--- Exercise directions ---
Nothing beyond the line containing "node] (u6) at" is to be printed; print exactly each line from the start of the records below through that line, leaving out pictures.

--- Exercise input ---
>>

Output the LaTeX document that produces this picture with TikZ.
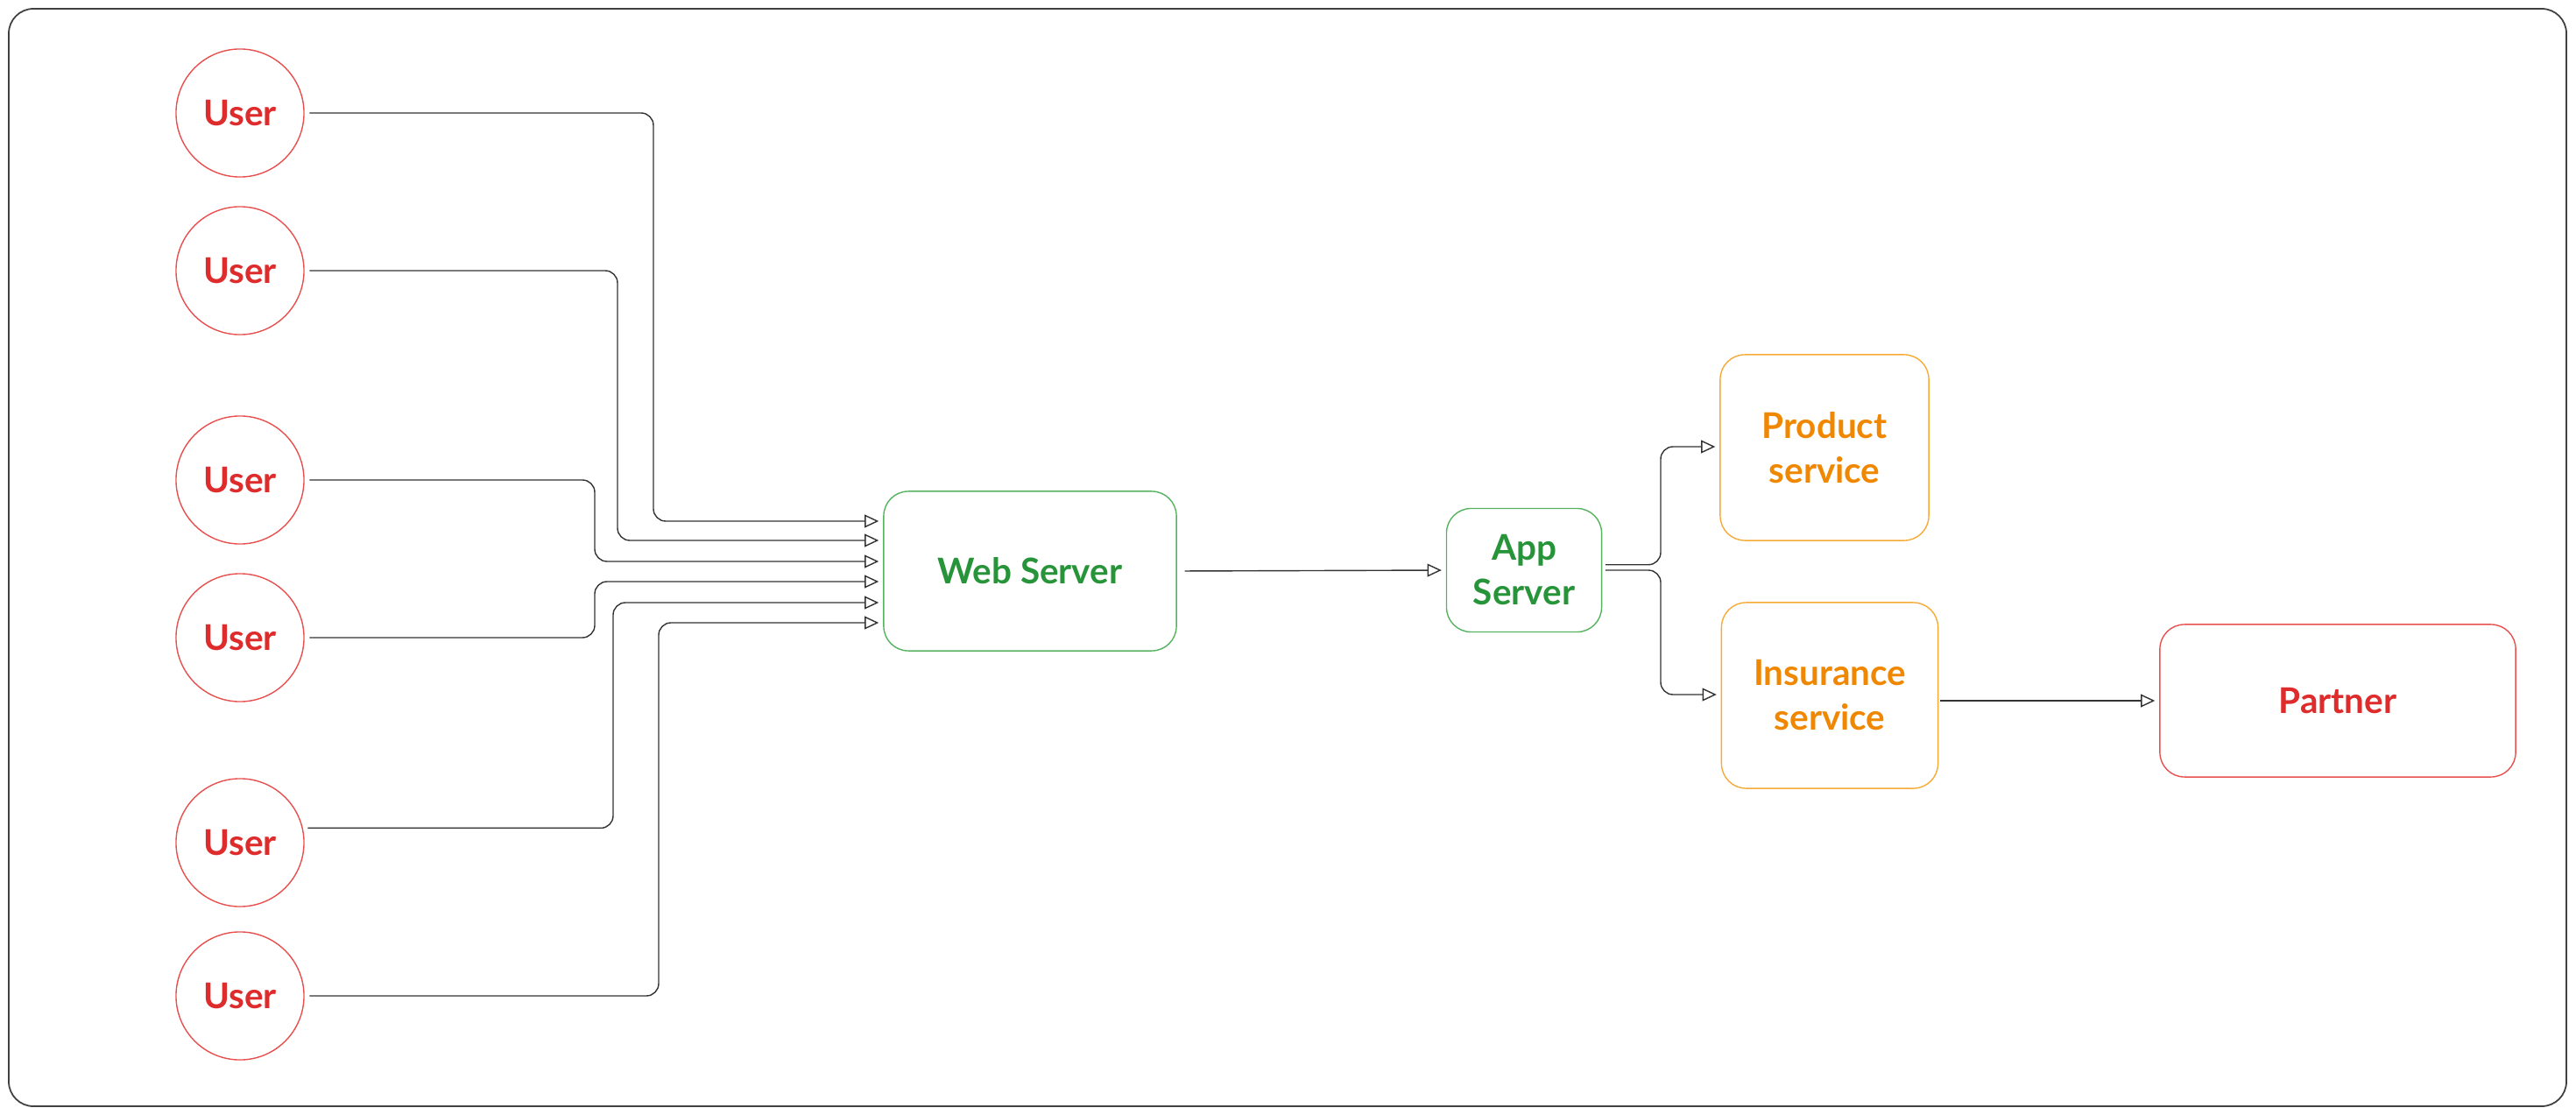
\documentclass[tikz,border=0pt]{standalone}
\usepackage{fontspec}
\setmainfont{Lato}
\usetikzlibrary{arrows.meta}
\definecolor{userred}{RGB}{222,44,44}
\definecolor{userline}{RGB}{232,80,80}
\definecolor{srvgreen}{RGB}{40,148,58}
\definecolor{srvline}{RGB}{85,178,95}
\definecolor{svcorange}{RGB}{240,135,0}
\definecolor{svcline}{RGB}{246,170,55}
\tikzset{
  user node/.style={circle, draw=userline, line width=0.4pt, text=userred,
    minimum size=1.46cm, inner sep=0pt, font=\fontsize{11.5}{14.5}\selectfont\bfseries},
  box node/.style={rectangle, rounded corners=8pt, line width=0.4pt, inner sep=0pt,
    align=center, font=\fontsize{11.5}{14.5}\selectfont\bfseries},
  server box/.style={box node, draw=srvline, text=srvgreen},
  service box/.style={box node, draw=svcline, text=svcorange},
  partner box/.style={box node, draw=userline, text=userred},
  flow/.style={draw=black!80, line width=0.4pt, rounded corners=4pt,
    -{Triangle[open, length=4.6pt, width=4.2pt]}, shorten <=1.6pt, shorten >=1.4pt},
  frame/.style={draw=black!75, line width=0.5pt, rounded corners=8pt}
}
\begin{document}
\begin{tikzpicture}[x=0.01cm, y=-0.01cm]
  \useasboundingbox (0,0) rectangle (2941,1273);
  \draw[frame] (10,10) rectangle (2930,1263);

  % users
  \node[user node] (u1) at (274,129) {User};
  \node[user node] (u2) at (274,309) {User};
  \node[user node] (u3) at (274,548) {User};
  \node[user node] (u4) at (274,728) {User};
  \node[user node] (u5) at (274,962) {User};
  \node[user node] (u6) at (274,1137) {User};

  % servers and services
  \node[server box, minimum width=3.34cm, minimum height=1.82cm] (web) at (1176,652) {Web Server};
  \node[server box, minimum width=1.77cm, minimum height=1.41cm] (app) at (1740,651) {App\\Server};
  \node[service box, minimum width=2.38cm, minimum height=2.12cm] (prod) at (2083,511) {Product\\ service};
  \node[service box, minimum width=2.47cm, minimum height=2.12cm] (ins) at (2089,794) {Insurance\\ service};
  \node[partner box, minimum width=4.06cm, minimum height=1.74cm] (partner) at (2669,800) {Partner};

  \draw[flow] (u1.east) -| (746,595) -- (web.west |- 0,595);
  \draw[flow] (u2.east) -| (705,617) -- (web.west |- 0,617);
  \draw[flow] (u3.east) -| (679,641) -- (web.west |- 0,641);
  \draw[flow] (u4.east) -| (679,664) -- (web.west |- 0,664);
  \draw[flow] (u5.13) -| (700,688) -- (web.west |- 0,688);
  \draw[flow] (u6.east) -| (752,711) -- (web.west |- 0,711);

  \draw[flow, shorten <=2.5pt] (web.east) -- (app.west);
  \draw[flow, shorten <=1pt] (app.4) -| (1896,510) -- (prod.west |- 0,510);
  \draw[flow, shorten <=1pt] (app.east) -| (1896,793) -- (ins.west |- 0,793);
  \draw[flow, shorten <=0.5pt] (ins.east |- partner.west) -- (partner.west);
\end{tikzpicture}
\end{document}
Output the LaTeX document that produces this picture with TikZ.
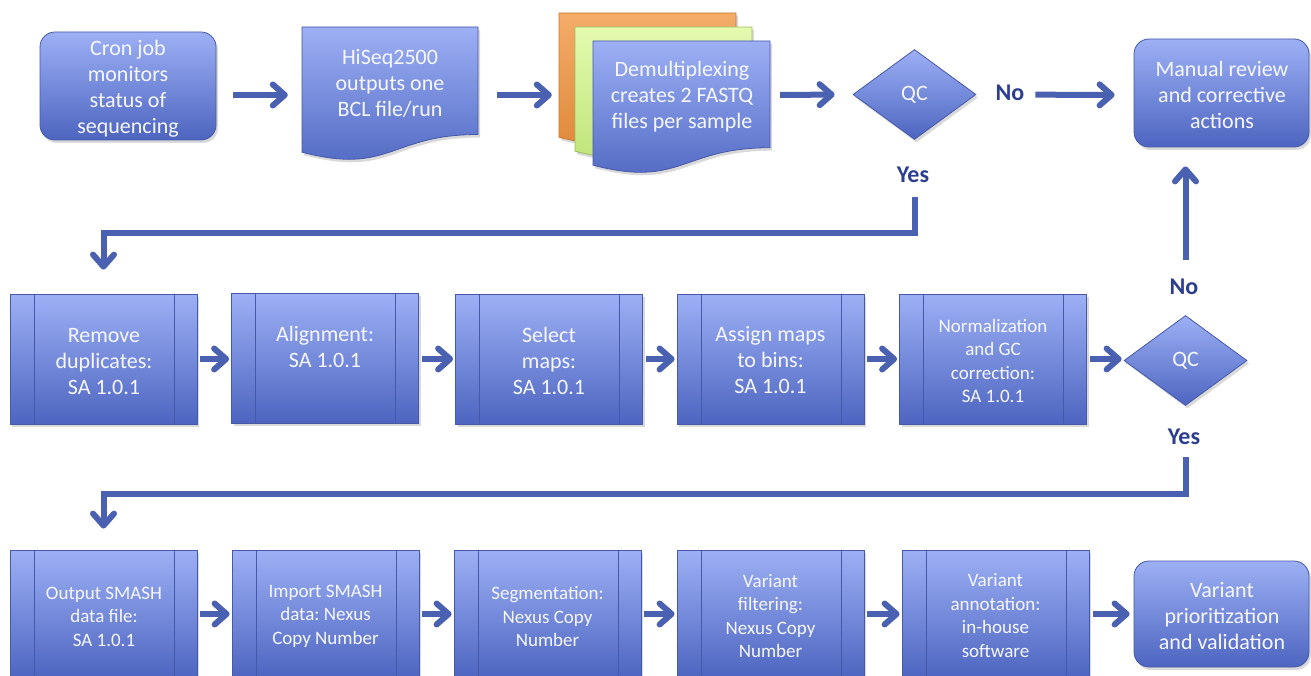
\documentclass[tikz,border=0pt]{standalone}
\usepackage{fontspec}
\setmainfont{Carlito}
\frenchspacing
\usetikzlibrary{shapes.geometric,arrows.meta,shadows,calc}
\definecolor{boxtop}{HTML}{9DB0F5}
\definecolor{boxbot}{HTML}{4D65C0}
\definecolor{boxline}{HTML}{4658A8}
\definecolor{arrcol}{HTML}{4A60B0}
\definecolor{labcol}{HTML}{2C3E8F}
\definecolor{ortop}{HTML}{F4AC68}
\definecolor{orbot}{HTML}{DE8638}
\definecolor{orline}{HTML}{C8792F}
\definecolor{grtop}{HTML}{E4FAB0}
\definecolor{grbot}{HTML}{BCE274}
\definecolor{grline}{HTML}{9CBE5C}
\definecolor{txtcol}{HTML}{F6F7FF}
\tikzset{
  boxfill/.style={top color=boxtop, bottom color=boxbot, draw=boxline, line width=0.8pt},
  shadowed/.style={drop shadow={opacity=0.3, shadow xshift=2pt, shadow yshift=-3pt}},
  rbox/.style={rectangle, rounded corners=15pt, boxfill, shadowed, inner sep=0pt},
  procbox/.style={rectangle, boxfill, shadowed, inner sep=0pt,
    minimum width=187pt, minimum height=130pt,
    path picture={
      \draw[boxline, line width=0.8pt]
        ([xshift=24pt]path picture bounding box.north west) -- ([xshift=24pt]path picture bounding box.south west)
        ([xshift=-23pt]path picture bounding box.north east) -- ([xshift=-23pt]path picture bounding box.south east);}},
  qcdia/.style={diamond, boxfill, shadowed, inner sep=0pt, minimum width=123pt, minimum height=90pt,
    text=txtcol, font=\fontsize{22pt}{26pt}\selectfont},
  txt/.style={text=txtcol, align=center, inner sep=0pt, font=\fontsize{22pt}{26pt}\selectfont},
  smalltxt/.style={txt, font=\fontsize{19pt}{23.5pt}\selectfont},
  lab/.style={text=labcol, inner sep=0pt, font=\fontsize{24pt}{28pt}\selectfont\bfseries},
  arr/.style={draw=arrcol, line width=6pt, -{Straight Barb[length=12pt,width=21pt,round]}},
}
\begin{document}
\begin{tikzpicture}[x=1pt,y=-1pt]
\useasboundingbox (0,0) rectangle (1311,676);

% ---------- row 1 ----------
\node[rbox, minimum width=176pt, minimum height=108pt] (cron) at (128,86) {};
\node[txt] (tcron) at (128,89) {Cron job\\monitors\\status of\\sequencing};

% HiSeq document shape
\path[boxfill, shadowed] (302,27) -- (478,27) -- (478,134.5)
  .. controls (390,134.5) and (390,175.3) .. (302,152.2) -- cycle;
\node[txt, minimum width=176pt] (hiseq) at (390,83) {HiSeq2500\\outputs one\\BCL file/run};

% stacked documents
\path[top color=ortop, bottom color=orbot, draw=orline, line width=0.8pt, shadowed]
  (559,13) -- (736,13) -- (736,119.7) .. controls (647.5,119.7) and (647.5,160.2) .. (559,137.2) -- cycle;
\path[top color=grtop, bottom color=grbot, draw=grline, line width=0.8pt, shadowed]
  (575,27) -- (752,27) -- (752,133.7) .. controls (663.5,133.7) and (663.5,174.2) .. (575,151.2) -- cycle;
\path[boxfill, shadowed]
  (593,41) -- (770,41) -- (770,147.7) .. controls (681.5,147.7) and (681.5,188.2) .. (593,165.2) -- cycle;
\node[inner sep=0pt, minimum width=211pt, minimum height=150pt] (stack) at (664.5,90) {};
\node[txt] (demux) at (682,97) {Demultiplexing\\creates 2 FASTQ\\files per sample};

\node[qcdia] (qc1) at (914.5,94.5) {QC};
\node[rbox, minimum width=175pt, minimum height=108pt] (manual) at (1221.5,93) {};
\node[txt] (tmanual) at (1222,95) {Manual review\\and corrective\\actions};

\node[lab] (no1) at (1010,93) {No};
\node[lab] (yes1) at (913,175) {Yes};

% ---------- row 2 ----------
\node[procbox] (b1) at (103.5,359) {};
\node[procbox] (b2) at (325,358) {};
\node[procbox] (b3) at (549,359) {};
\node[procbox] (b4) at (770.5,359) {};
\node[procbox] (b5) at (993,359) {};
\node[txt] (tb1) at (104,362) {Remove\\duplicates:\\SA 1.0.1};
\node[txt] (tb2) at (325,346.5) {Alignment:\\SA 1.0.1};
\node[txt] (tb3) at (549,361) {Select\\maps:\\SA 1.0.1};
\node[txt] (tb4) at (770.5,360) {Assign maps\\to bins:\\SA 1.0.1};
\node[smalltxt] (tb5) at (993,361) {Normalization\\and GC\\correction:\\SA 1.0.1};

\node[qcdia] (qc2) at (1185.5,360.5) {QC};
\node[lab] (no2) at (1184,287) {No};
\node[lab] (yes2) at (1184,437) {Yes};

% ---------- row 3 ----------
\node[procbox, minimum height=128pt] (c1) at (103.5,614) {};
\node[procbox, minimum height=128pt] (c2) at (325.5,614) {};
\node[procbox, minimum height=128pt] (c3) at (547.5,614) {};
\node[procbox, minimum height=128pt] (c4) at (770.5,614) {};
\node[procbox, minimum height=128pt] (c5) at (995.5,614) {};
\node[rbox, minimum width=175pt, minimum height=106pt] (final) at (1221.5,614) {};
\node[smalltxt] (tc1) at (104,616.5) {Output SMASH\\data file:\\SA 1.0.1};
\node[smalltxt] (tc2) at (325.5,616) {Import SMASH\\data: Nexus\\Copy Number};
\node[smalltxt] (tc3) at (547.5,616.5) {Segmentation:\\Nexus Copy\\Number};
\node[smalltxt] (tc4) at (770.5,616) {Variant\\filtering:\\Nexus Copy\\Number};
\node[smalltxt] (tc5) at (995.5,615.5) {Variant\\annotation:\\in-house\\software};
\node[txt] (tfinal) at (1222,616) {Variant\\prioritization\\and validation};

% ---------- connectors ----------
\coordinate (r1) at (0,95);
\coordinate (t1) at (0,233);
\coordinate (t2) at (0,494);
\draw[arr, shorten <=17pt, shorten >=14pt] (cron.east |- r1) -- (hiseq.west |- r1);
\draw[arr, shorten <=19pt, shorten >=7pt] (hiseq.east |- r1) -- (stack.west |- r1);
\draw[arr, shorten <=10pt, shorten >=18pt] (stack.east |- r1) -- (qc1.west);
\draw[arr, shorten <=59pt, shorten >=19pt] (qc1.east) -- (manual.west |- r1);
\draw[arr, shorten <=57pt, shorten >=24pt] (qc1.south) -- (qc1.south |- t1) -| (b1.north);

\draw[arr, shorten <=3pt, shorten >=2pt] (b1.east) -- (b2.west |- b1.east);
\draw[arr, shorten <=3pt, shorten >=2pt] (b2.east |- b1.east) -- (b3.west);
\draw[arr, shorten <=3pt, shorten >=2pt] (b3.east) -- (b4.west);
\draw[arr, shorten <=3pt, shorten >=2pt] (b4.east) -- (b5.west);
\draw[arr, shorten <=3pt, shorten >=2pt] (b5.east) -- (qc2.west |- b5.east);
\draw[arr, shorten <=55pt, shorten >=19pt] (qc2.north) -- (qc2.north |- manual.south);
\draw[arr, shorten <=51pt, shorten >=21pt] (qc2.south) -- (qc2.south |- t2) -| (c1.north);

\draw[arr, shorten <=3pt, shorten >=2pt] (c1.east) -- (c2.west);
\draw[arr, shorten <=3pt, shorten >=2pt] (c2.east) -- (c3.west);
\draw[arr, shorten <=3pt, shorten >=2pt] (c3.east) -- (c4.west);
\draw[arr, shorten <=3pt, shorten >=2pt] (c4.east) -- (c5.west);
\draw[arr, shorten <=4pt, shorten >=4pt] (c5.east) -- (final.west);
\end{tikzpicture}
\end{document}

<<

--- Solution for this problem ---
Output the LaTeX document that produces this picture with TikZ.
\documentclass[tikz,border=0pt]{standalone}
\usepackage{fontspec}
\setmainfont{Lato}
\usetikzlibrary{arrows.meta}
\definecolor{userred}{RGB}{222,44,44}
\definecolor{userline}{RGB}{232,80,80}
\definecolor{srvgreen}{RGB}{40,148,58}
\definecolor{srvline}{RGB}{85,178,95}
\definecolor{svcorange}{RGB}{240,135,0}
\definecolor{svcline}{RGB}{246,170,55}
\tikzset{
  user node/.style={circle, draw=userline, line width=0.4pt, text=userred,
    minimum size=1.46cm, inner sep=0pt, font=\fontsize{11.5}{14.5}\selectfont\bfseries},
  box node/.style={rectangle, rounded corners=8pt, line width=0.4pt, inner sep=0pt,
    align=center, font=\fontsize{11.5}{14.5}\selectfont\bfseries},
  server box/.style={box node, draw=srvline, text=srvgreen},
  service box/.style={box node, draw=svcline, text=svcorange},
  partner box/.style={box node, draw=userline, text=userred},
  flow/.style={draw=black!80, line width=0.4pt, rounded corners=4pt,
    -{Triangle[open, length=4.6pt, width=4.2pt]}, shorten <=1.6pt, shorten >=1.4pt},
  frame/.style={draw=black!75, line width=0.5pt, rounded corners=8pt}
}
\begin{document}
\begin{tikzpicture}[x=0.01cm, y=-0.01cm]
  \useasboundingbox (0,0) rectangle (2941,1273);
  \draw[frame] (10,10) rectangle (2930,1263);

  % users
  \node[user node] (u1) at (274,129) {User};
  \node[user node] (u2) at (274,309) {User};
  \node[user node] (u3) at (274,548) {User};
  \node[user node] (u4) at (274,728) {User};
  \node[user node] (u5) at (274,962) {User};
  \node[user node] (u6) at (274,1137) {User};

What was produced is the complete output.